The perimeter of the rectangle is 32 cm. If its length is increased by 5 cm and the width is reduced by 2 cm
The perimeter of the rectangle is 32 cm. If its length is increased by 5 cm and the width is reduced by 2 cm, then the area of the rectangle will increase by 7 cm2. Find the sides of the given rectangle.
1. Let the length of the rectangle be a cm, and the width – b cm. The perimeter of the rectangle is the sum of the lengths of all its sides; the perimeter of the rectangle is 2 * (a + b) cm.
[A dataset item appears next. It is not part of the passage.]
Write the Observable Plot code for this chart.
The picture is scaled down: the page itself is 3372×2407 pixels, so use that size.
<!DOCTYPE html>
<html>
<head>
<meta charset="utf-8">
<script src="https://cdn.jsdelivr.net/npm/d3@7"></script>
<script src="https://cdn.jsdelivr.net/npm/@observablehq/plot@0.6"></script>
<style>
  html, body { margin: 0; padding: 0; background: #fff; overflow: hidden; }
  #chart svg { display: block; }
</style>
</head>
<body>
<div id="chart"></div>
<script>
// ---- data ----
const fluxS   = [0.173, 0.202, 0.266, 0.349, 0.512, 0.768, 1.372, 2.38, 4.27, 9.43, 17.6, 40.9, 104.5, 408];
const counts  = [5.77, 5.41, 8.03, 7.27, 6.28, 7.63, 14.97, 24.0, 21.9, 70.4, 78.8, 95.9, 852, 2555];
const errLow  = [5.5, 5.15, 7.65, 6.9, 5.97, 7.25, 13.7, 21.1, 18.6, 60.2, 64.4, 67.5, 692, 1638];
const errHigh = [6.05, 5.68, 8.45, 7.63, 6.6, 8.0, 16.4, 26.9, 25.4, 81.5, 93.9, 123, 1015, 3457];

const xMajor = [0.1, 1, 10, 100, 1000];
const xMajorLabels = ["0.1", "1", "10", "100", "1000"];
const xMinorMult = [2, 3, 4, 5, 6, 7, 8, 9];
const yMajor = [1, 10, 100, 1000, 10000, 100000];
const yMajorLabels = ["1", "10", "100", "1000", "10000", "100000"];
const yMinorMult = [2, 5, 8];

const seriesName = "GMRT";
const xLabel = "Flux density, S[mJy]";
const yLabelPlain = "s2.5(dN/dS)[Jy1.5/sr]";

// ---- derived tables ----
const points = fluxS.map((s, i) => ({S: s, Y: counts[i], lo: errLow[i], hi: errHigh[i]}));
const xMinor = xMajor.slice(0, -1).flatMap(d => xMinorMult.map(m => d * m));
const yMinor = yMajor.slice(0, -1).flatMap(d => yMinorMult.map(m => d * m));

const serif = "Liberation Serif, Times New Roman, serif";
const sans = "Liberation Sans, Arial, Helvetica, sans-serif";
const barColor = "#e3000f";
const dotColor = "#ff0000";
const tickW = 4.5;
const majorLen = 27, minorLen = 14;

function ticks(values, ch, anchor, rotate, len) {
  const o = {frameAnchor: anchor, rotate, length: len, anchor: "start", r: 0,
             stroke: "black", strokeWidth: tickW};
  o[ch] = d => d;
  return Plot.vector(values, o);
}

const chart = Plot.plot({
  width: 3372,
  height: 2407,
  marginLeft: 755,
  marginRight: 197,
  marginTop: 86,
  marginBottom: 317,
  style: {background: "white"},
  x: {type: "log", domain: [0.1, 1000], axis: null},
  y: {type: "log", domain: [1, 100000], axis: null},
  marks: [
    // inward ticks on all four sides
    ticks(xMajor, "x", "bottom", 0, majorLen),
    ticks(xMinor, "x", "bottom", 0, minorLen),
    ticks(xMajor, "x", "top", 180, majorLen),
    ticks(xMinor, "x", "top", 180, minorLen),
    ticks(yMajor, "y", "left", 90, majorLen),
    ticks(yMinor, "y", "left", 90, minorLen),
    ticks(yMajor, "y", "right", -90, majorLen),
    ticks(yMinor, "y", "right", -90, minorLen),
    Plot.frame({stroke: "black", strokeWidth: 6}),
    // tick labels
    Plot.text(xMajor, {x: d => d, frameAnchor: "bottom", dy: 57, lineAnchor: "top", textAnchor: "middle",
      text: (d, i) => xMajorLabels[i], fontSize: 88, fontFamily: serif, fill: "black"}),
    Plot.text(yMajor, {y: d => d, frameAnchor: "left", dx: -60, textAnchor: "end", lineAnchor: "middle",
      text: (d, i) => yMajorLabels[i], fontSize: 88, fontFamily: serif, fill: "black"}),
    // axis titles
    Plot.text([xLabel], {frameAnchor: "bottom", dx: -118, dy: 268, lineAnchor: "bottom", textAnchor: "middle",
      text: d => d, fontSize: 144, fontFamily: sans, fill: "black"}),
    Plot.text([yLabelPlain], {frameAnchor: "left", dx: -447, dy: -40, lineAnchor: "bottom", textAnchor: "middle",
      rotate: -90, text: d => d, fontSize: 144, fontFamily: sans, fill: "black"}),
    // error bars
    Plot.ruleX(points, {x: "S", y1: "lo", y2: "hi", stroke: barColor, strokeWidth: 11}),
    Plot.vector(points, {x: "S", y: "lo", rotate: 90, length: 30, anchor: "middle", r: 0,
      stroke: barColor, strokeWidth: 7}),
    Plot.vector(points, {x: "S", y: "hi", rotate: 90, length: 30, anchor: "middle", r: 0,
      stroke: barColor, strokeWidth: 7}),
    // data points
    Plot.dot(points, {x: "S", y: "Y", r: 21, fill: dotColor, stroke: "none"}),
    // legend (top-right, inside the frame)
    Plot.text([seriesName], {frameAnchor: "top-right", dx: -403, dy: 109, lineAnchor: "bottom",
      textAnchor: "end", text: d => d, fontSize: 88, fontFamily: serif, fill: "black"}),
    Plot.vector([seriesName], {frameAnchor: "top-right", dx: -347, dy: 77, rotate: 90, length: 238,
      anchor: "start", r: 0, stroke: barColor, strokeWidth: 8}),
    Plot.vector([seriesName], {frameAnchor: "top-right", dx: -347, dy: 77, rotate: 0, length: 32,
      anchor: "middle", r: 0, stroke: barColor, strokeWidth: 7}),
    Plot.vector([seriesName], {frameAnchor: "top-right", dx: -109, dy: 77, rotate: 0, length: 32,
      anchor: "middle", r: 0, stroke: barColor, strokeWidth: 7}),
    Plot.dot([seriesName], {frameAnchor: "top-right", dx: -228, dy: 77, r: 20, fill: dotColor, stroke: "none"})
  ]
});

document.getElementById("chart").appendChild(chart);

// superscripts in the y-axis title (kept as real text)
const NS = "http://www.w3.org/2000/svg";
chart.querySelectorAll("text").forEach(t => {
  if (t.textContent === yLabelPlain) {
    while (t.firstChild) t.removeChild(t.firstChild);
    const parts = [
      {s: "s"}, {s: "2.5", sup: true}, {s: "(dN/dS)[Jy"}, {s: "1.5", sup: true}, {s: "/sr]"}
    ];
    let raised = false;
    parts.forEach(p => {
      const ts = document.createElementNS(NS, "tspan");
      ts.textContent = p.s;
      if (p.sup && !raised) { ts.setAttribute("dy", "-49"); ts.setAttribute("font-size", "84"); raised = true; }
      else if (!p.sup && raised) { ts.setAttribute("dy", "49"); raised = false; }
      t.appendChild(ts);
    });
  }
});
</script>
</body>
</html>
2. The area of a rectangle is the product of its length and width, ie. the area of this rectangle is a * b cm2.
3. If the length of the rectangle is increased by 5 cm, and the width is reduced by 2 cm, then we get a new rectangle with sides (a + 5) cm and (b – 2) cm. The area of such a rectangle will be (a + 5) * (b – 2) cm2, and this area is 7 cm2 larger than the area of the original rectangle.
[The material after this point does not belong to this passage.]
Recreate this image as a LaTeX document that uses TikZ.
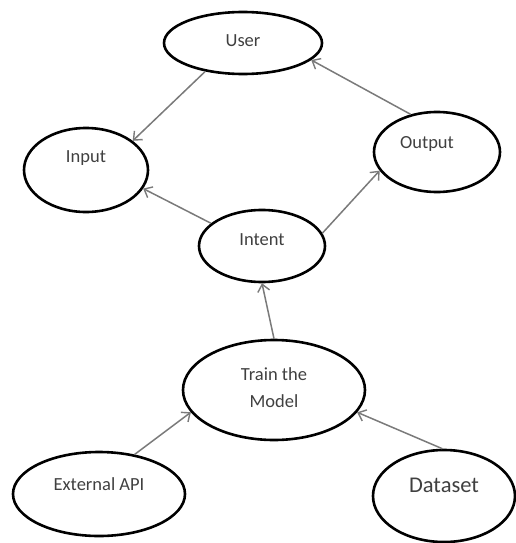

4. Let’s write down and solve the system of equations:
2 * (a + b) = 32;
(a + 5) * (b – 2) = a * b + 7;
5. Transforming the second equation, we get:
a * b + 5 * b – 2 * a – 10 = a * b +7;
5 * b – 2 * a = 17;
6. From the first equation a = 16 – b; we substitute this expression into the second equation:
5 * b – 2 * (16 – b) = 17;
5 * b + 2 * b = 17 + 32;
7 * b = 49;
b = 49/7 = 7;
a = 16 – 7 = 9;
Answer: the sides of the rectangle are 9 cm and 7 cm.